- Work to be completed:
Return the listing below verbatim. Pictures do not belong in the copy.

- Supplied data:

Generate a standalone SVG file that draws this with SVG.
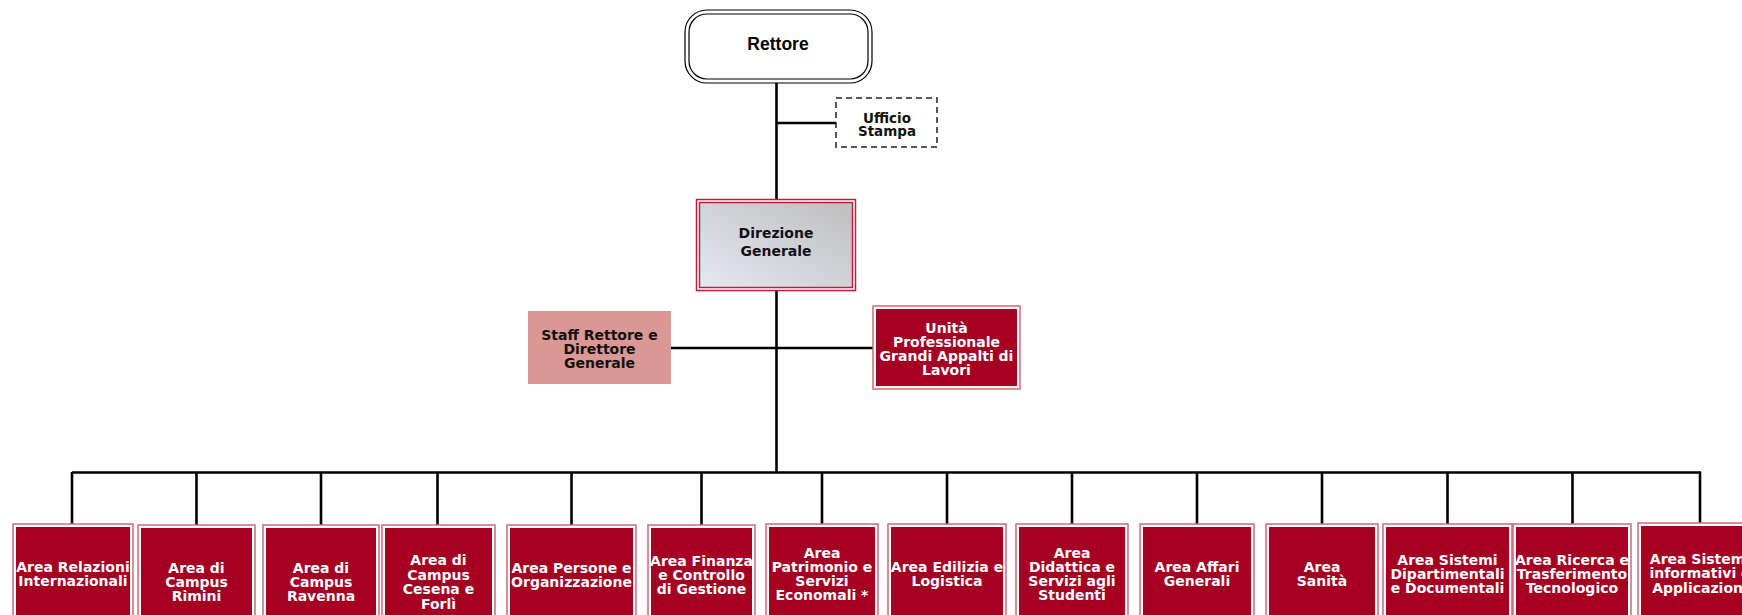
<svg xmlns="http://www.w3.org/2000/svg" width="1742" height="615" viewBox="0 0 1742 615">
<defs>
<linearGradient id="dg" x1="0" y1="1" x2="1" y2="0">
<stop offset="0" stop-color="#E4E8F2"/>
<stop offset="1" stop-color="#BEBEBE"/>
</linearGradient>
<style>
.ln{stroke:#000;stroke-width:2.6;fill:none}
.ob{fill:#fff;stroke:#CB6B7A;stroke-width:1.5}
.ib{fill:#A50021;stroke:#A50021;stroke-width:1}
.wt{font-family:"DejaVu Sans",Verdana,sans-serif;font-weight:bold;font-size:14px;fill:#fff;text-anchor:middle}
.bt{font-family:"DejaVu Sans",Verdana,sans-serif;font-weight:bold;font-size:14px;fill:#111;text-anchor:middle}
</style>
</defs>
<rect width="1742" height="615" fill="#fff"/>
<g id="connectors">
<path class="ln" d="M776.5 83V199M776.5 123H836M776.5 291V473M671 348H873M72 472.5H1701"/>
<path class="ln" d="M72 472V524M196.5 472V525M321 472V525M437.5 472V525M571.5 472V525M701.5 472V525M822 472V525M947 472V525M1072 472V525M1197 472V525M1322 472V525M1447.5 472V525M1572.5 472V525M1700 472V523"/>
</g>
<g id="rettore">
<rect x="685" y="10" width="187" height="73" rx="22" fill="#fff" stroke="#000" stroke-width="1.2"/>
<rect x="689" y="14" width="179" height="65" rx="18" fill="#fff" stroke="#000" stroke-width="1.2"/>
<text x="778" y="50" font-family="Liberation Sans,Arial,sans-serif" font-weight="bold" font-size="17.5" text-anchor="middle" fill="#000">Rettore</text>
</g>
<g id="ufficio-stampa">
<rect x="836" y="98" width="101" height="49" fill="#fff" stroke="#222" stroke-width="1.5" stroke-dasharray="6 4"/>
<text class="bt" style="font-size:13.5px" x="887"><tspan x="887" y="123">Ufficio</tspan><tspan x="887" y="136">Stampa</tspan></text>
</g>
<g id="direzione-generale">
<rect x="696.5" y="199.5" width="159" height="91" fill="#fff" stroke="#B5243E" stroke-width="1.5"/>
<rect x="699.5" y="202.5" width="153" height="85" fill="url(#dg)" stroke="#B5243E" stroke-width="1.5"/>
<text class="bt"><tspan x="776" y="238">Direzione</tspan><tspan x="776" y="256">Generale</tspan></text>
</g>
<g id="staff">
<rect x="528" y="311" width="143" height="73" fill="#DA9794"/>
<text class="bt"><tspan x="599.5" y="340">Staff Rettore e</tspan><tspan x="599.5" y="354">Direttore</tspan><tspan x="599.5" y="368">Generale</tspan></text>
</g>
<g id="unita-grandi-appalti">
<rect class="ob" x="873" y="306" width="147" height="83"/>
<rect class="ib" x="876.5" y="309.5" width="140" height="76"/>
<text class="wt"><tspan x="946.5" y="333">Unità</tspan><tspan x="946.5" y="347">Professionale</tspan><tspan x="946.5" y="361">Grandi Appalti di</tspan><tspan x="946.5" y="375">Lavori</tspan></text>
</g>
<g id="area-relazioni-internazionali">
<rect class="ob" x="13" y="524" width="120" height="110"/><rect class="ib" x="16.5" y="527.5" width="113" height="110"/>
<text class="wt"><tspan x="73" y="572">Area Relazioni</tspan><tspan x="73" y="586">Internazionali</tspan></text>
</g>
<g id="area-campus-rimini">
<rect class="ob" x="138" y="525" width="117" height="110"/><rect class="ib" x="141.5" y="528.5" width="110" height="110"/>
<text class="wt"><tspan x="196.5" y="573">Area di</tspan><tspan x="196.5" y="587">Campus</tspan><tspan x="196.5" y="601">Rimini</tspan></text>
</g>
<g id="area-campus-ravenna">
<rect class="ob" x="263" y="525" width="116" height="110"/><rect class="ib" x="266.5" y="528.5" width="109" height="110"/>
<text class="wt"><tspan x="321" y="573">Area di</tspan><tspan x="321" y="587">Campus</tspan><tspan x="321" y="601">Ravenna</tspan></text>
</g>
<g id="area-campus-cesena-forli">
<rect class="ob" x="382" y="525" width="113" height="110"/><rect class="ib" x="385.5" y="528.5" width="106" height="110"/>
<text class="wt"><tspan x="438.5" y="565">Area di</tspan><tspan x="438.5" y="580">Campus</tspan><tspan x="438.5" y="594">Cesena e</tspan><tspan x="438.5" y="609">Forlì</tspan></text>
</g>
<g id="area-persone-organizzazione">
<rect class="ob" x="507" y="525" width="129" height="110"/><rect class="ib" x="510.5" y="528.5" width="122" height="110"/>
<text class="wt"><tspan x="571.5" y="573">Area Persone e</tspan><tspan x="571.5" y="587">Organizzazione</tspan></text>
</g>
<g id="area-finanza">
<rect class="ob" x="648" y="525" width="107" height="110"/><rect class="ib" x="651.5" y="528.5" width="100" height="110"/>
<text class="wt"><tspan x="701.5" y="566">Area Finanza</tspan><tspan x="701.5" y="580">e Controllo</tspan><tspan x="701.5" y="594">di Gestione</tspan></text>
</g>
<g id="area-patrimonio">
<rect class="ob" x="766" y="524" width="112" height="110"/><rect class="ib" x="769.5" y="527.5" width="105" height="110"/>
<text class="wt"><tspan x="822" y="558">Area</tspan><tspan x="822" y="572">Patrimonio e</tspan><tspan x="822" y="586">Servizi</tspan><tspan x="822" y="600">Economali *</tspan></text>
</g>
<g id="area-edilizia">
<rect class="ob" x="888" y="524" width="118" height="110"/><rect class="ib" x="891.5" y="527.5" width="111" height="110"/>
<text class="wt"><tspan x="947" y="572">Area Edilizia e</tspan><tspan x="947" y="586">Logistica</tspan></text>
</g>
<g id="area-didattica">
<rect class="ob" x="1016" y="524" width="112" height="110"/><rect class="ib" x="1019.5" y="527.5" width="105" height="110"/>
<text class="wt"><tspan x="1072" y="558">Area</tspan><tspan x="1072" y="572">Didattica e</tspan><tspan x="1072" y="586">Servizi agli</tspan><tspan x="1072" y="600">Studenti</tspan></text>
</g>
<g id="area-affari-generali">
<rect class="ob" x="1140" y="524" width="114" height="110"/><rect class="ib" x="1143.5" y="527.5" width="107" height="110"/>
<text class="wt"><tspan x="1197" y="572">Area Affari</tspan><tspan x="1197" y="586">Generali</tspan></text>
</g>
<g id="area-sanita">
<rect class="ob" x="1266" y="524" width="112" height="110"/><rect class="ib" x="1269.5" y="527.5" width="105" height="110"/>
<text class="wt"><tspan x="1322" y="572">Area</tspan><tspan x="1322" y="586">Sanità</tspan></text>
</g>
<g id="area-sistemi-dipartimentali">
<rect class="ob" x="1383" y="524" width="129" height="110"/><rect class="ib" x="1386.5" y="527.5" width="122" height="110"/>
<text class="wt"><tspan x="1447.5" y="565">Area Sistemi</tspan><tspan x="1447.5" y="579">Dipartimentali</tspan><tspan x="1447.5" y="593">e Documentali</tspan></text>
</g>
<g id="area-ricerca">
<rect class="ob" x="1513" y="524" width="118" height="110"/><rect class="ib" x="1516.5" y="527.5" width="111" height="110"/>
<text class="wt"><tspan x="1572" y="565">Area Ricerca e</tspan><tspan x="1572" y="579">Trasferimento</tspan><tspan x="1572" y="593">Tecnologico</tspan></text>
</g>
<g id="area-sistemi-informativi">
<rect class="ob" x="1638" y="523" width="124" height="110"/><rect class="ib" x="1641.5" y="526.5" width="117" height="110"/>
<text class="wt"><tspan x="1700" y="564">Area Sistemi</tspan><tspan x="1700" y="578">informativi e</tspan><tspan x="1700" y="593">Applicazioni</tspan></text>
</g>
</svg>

- Final result:
Generate a standalone SVG file that draws this with SVG.
<svg xmlns="http://www.w3.org/2000/svg" width="1742" height="615" viewBox="0 0 1742 615">
<defs>
<linearGradient id="dg" x1="0" y1="1" x2="1" y2="0">
<stop offset="0" stop-color="#E4E8F2"/>
<stop offset="1" stop-color="#BEBEBE"/>
</linearGradient>
<style>
.ln{stroke:#000;stroke-width:2.6;fill:none}
.ob{fill:#fff;stroke:#CB6B7A;stroke-width:1.5}
.ib{fill:#A50021;stroke:#A50021;stroke-width:1}
.wt{font-family:"DejaVu Sans",Verdana,sans-serif;font-weight:bold;font-size:14px;fill:#fff;text-anchor:middle}
.bt{font-family:"DejaVu Sans",Verdana,sans-serif;font-weight:bold;font-size:14px;fill:#111;text-anchor:middle}
</style>
</defs>
<rect width="1742" height="615" fill="#fff"/>
<g id="connectors">
<path class="ln" d="M776.5 83V199M776.5 123H836M776.5 291V473M671 348H873M72 472.5H1701"/>
<path class="ln" d="M72 472V524M196.5 472V525M321 472V525M437.5 472V525M571.5 472V525M701.5 472V525M822 472V525M947 472V525M1072 472V525M1197 472V525M1322 472V525M1447.5 472V525M1572.5 472V525M1700 472V523"/>
</g>
<g id="rettore">
<rect x="685" y="10" width="187" height="73" rx="22" fill="#fff" stroke="#000" stroke-width="1.2"/>
<rect x="689" y="14" width="179" height="65" rx="18" fill="#fff" stroke="#000" stroke-width="1.2"/>
<text x="778" y="50" font-family="Liberation Sans,Arial,sans-serif" font-weight="bold" font-size="17.5" text-anchor="middle" fill="#000">Rettore</text>
</g>
<g id="ufficio-stampa">
<rect x="836" y="98" width="101" height="49" fill="#fff" stroke="#222" stroke-width="1.5" stroke-dasharray="6 4"/>
<text class="bt" style="font-size:13.5px" x="887"><tspan x="887" y="123">Ufficio</tspan><tspan x="887" y="136">Stampa</tspan></text>
</g>
<g id="direzione-generale">
<rect x="696.5" y="199.5" width="159" height="91" fill="#fff" stroke="#B5243E" stroke-width="1.5"/>
<rect x="699.5" y="202.5" width="153" height="85" fill="url(#dg)" stroke="#B5243E" stroke-width="1.5"/>
<text class="bt"><tspan x="776" y="238">Direzione</tspan><tspan x="776" y="256">Generale</tspan></text>
</g>
<g id="staff">
<rect x="528" y="311" width="143" height="73" fill="#DA9794"/>
<text class="bt"><tspan x="599.5" y="340">Staff Rettore e</tspan><tspan x="599.5" y="354">Direttore</tspan><tspan x="599.5" y="368">Generale</tspan></text>
</g>
<g id="unita-grandi-appalti">
<rect class="ob" x="873" y="306" width="147" height="83"/>
<rect class="ib" x="876.5" y="309.5" width="140" height="76"/>
<text class="wt"><tspan x="946.5" y="333">Unità</tspan><tspan x="946.5" y="347">Professionale</tspan><tspan x="946.5" y="361">Grandi Appalti di</tspan><tspan x="946.5" y="375">Lavori</tspan></text>
</g>
<g id="area-relazioni-internazionali">
<rect class="ob" x="13" y="524" width="120" height="110"/><rect class="ib" x="16.5" y="527.5" width="113" height="110"/>
<text class="wt"><tspan x="73" y="572">Area Relazioni</tspan><tspan x="73" y="586">Internazionali</tspan></text>
</g>
<g id="area-campus-rimini">
<rect class="ob" x="138" y="525" width="117" height="110"/><rect class="ib" x="141.5" y="528.5" width="110" height="110"/>
<text class="wt"><tspan x="196.5" y="573">Area di</tspan><tspan x="196.5" y="587">Campus</tspan><tspan x="196.5" y="601">Rimini</tspan></text>
</g>
<g id="area-campus-ravenna">
<rect class="ob" x="263" y="525" width="116" height="110"/><rect class="ib" x="266.5" y="528.5" width="109" height="110"/>
<text class="wt"><tspan x="321" y="573">Area di</tspan><tspan x="321" y="587">Campus</tspan><tspan x="321" y="601">Ravenna</tspan></text>
</g>
<g id="area-campus-cesena-forli">
<rect class="ob" x="382" y="525" width="113" height="110"/><rect class="ib" x="385.5" y="528.5" width="106" height="110"/>
<text class="wt"><tspan x="438.5" y="565">Area di</tspan><tspan x="438.5" y="580">Campus</tspan><tspan x="438.5" y="594">Cesena e</tspan><tspan x="438.5" y="609">Forlì</tspan></text>
</g>
<g id="area-persone-organizzazione">
<rect class="ob" x="507" y="525" width="129" height="110"/><rect class="ib" x="510.5" y="528.5" width="122" height="110"/>
<text class="wt"><tspan x="571.5" y="573">Area Persone e</tspan><tspan x="571.5" y="587">Organizzazione</tspan></text>
</g>
<g id="area-finanza">
<rect class="ob" x="648" y="525" width="107" height="110"/><rect class="ib" x="651.5" y="528.5" width="100" height="110"/>
<text class="wt"><tspan x="701.5" y="566">Area Finanza</tspan><tspan x="701.5" y="580">e Controllo</tspan><tspan x="701.5" y="594">di Gestione</tspan></text>
</g>
<g id="area-patrimonio">
<rect class="ob" x="766" y="524" width="112" height="110"/><rect class="ib" x="769.5" y="527.5" width="105" height="110"/>
<text class="wt"><tspan x="822" y="558">Area</tspan><tspan x="822" y="572">Patrimonio e</tspan><tspan x="822" y="586">Servizi</tspan><tspan x="822" y="600">Economali *</tspan></text>
</g>
<g id="area-edilizia">
<rect class="ob" x="888" y="524" width="118" height="110"/><rect class="ib" x="891.5" y="527.5" width="111" height="110"/>
<text class="wt"><tspan x="947" y="572">Area Edilizia e</tspan><tspan x="947" y="586">Logistica</tspan></text>
</g>
<g id="area-didattica">
<rect class="ob" x="1016" y="524" width="112" height="110"/><rect class="ib" x="1019.5" y="527.5" width="105" height="110"/>
<text class="wt"><tspan x="1072" y="558">Area</tspan><tspan x="1072" y="572">Didattica e</tspan><tspan x="1072" y="586">Servizi agli</tspan><tspan x="1072" y="600">Studenti</tspan></text>
</g>
<g id="area-affari-generali">
<rect class="ob" x="1140" y="524" width="114" height="110"/><rect class="ib" x="1143.5" y="527.5" width="107" height="110"/>
<text class="wt"><tspan x="1197" y="572">Area Affari</tspan><tspan x="1197" y="586">Generali</tspan></text>
</g>
<g id="area-sanita">
<rect class="ob" x="1266" y="524" width="112" height="110"/><rect class="ib" x="1269.5" y="527.5" width="105" height="110"/>
<text class="wt"><tspan x="1322" y="572">Area</tspan><tspan x="1322" y="586">Sanità</tspan></text>
</g>
<g id="area-sistemi-dipartimentali">
<rect class="ob" x="1383" y="524" width="129" height="110"/><rect class="ib" x="1386.5" y="527.5" width="122" height="110"/>
<text class="wt"><tspan x="1447.5" y="565">Area Sistemi</tspan><tspan x="1447.5" y="579">Dipartimentali</tspan><tspan x="1447.5" y="593">e Documentali</tspan></text>
</g>
<g id="area-ricerca">
<rect class="ob" x="1513" y="524" width="118" height="110"/><rect class="ib" x="1516.5" y="527.5" width="111" height="110"/>
<text class="wt"><tspan x="1572" y="565">Area Ricerca e</tspan><tspan x="1572" y="579">Trasferimento</tspan><tspan x="1572" y="593">Tecnologico</tspan></text>
</g>
<g id="area-sistemi-informativi">
<rect class="ob" x="1638" y="523" width="124" height="110"/><rect class="ib" x="1641.5" y="526.5" width="117" height="110"/>
<text class="wt"><tspan x="1700" y="564">Area Sistemi</tspan><tspan x="1700" y="578">informativi e</tspan><tspan x="1700" y="593">Applicazioni</tspan></text>
</g>
</svg>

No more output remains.